Présenté en sélection officielle à Cannes dans la section Un Certain Regard l’an passé, ce très beau film qu’est « Le bleu du caftan » (et la signification du titre prend tout son sens une fois le film vu) est reparti bredouille de la compétition. Mais comme tout le monde le sait, les voies des jurés ou d’un jury en particulier sont souvent impénétrables. Ce second film franco-marocain de Maryam Touzani après « Adam » a été, comme ce dernier, écrit et produit en étroite collaboration avec Nabil Ayouch, le réalisateur des excellents « Much loved » et « Les chevaux de Dieu » mais aussi du beaucoup moins réussi « Razzia » où Tounzani tenait d’ailleurs le haut de l’affiche. Deux artistes aux carrières intimement liées qui nous offrent un très beau drame sur le désir, les interdits, le poids des conventions dans la société marocaine mais aussi, en filigrane, un hommage au travail artisanal.
Pour pleinement apprécier cette œuvre, il faut accepter de se fondre dans sa langueur car le rythme est assez lent, c’est un film qui prend son temps. C’est cependant nécessaire et en totale adéquation avec le propos du film qui est axé sur les gestes, les regards, les non-dits et les choses à priori anodines. Malgré cela, et les plus de deux heures qu’il dure, on ne s’ennuie pas même si un petit quart d’heure en moins n’aurait probablement pas porté préjudice à l’appréciation que l’on s’en fait. Ce tempo dévolu à ces trois personnages fait son effet justement parce qu’il est réaliste dans la manière dont il construit et amène leurs rapports, leurs désirs et leurs frustrations. On comprend et on ressent ce que chacun d’entre eux peut contenir en lui (ou elle). Des mains qui se touchent, un regard qui fuit ou encore une étreinte impossible sont autant de moments aussi forts qu’un réel passage à l’acte et Tounzani prend parfaitement le pouls de son trio prisonnier des traditions.
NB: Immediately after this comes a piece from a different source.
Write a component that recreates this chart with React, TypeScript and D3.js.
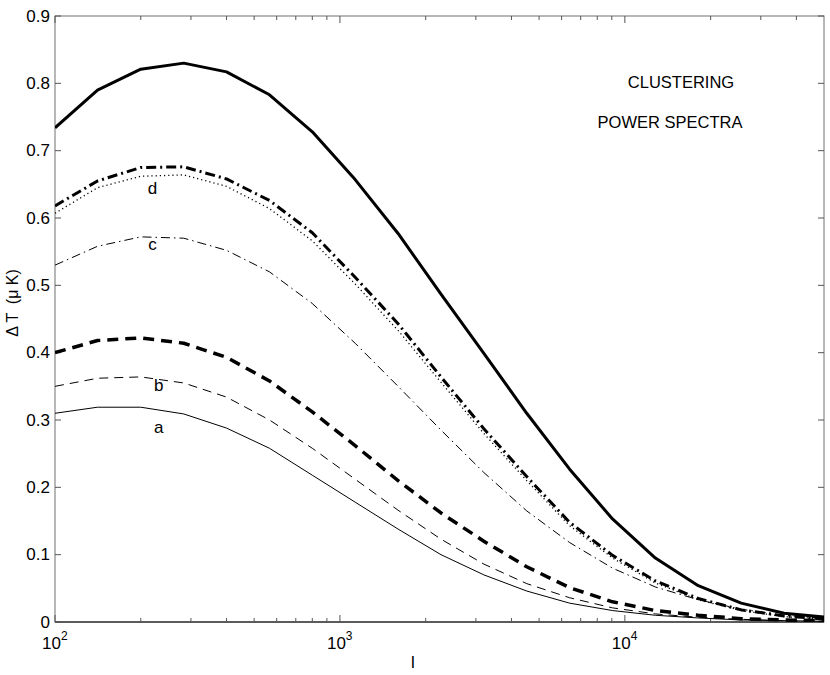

C’est juste, c’est pudique et c’est d’une sensibilité confondante.
Mais « Le bleu du caftan » ne se limite pas à appréhender une homosexualité inavouée ou un mariage écran : il parle aussi de la société marocaine au travers de quelques-uns de ces travers (l’absence de soutien financier de l’État quand vient la maladie, l’omniprésence d’une police presque fasciste malgré le Printemps arabe, ...) mais il remet aussi à l’honneur la beauté du travail artisanal, le couple principal tenant ici une échoppe de couture de costumes traditionnels faits main. Et la beauté du travail manuel est impeccablement rendue, les gestes d’antan étant magnifiés, presque envoûtants. Tout comme l’est d’ailleurs la mise en scène apprêtée et léchée de la cinéaste, parfaitement adaptée au propos. Un film à la fois doux comme une caresse sur la forme mais violent comme une gifle sur le fond. Et quand la tragédie prend le dessus sur la fin, c’est à un sublime final, de toute beauté et d’une noblesse rare, que nous invite Maryam Touzani qui se place comme une réalisatrice sur laquelle il faudra compter.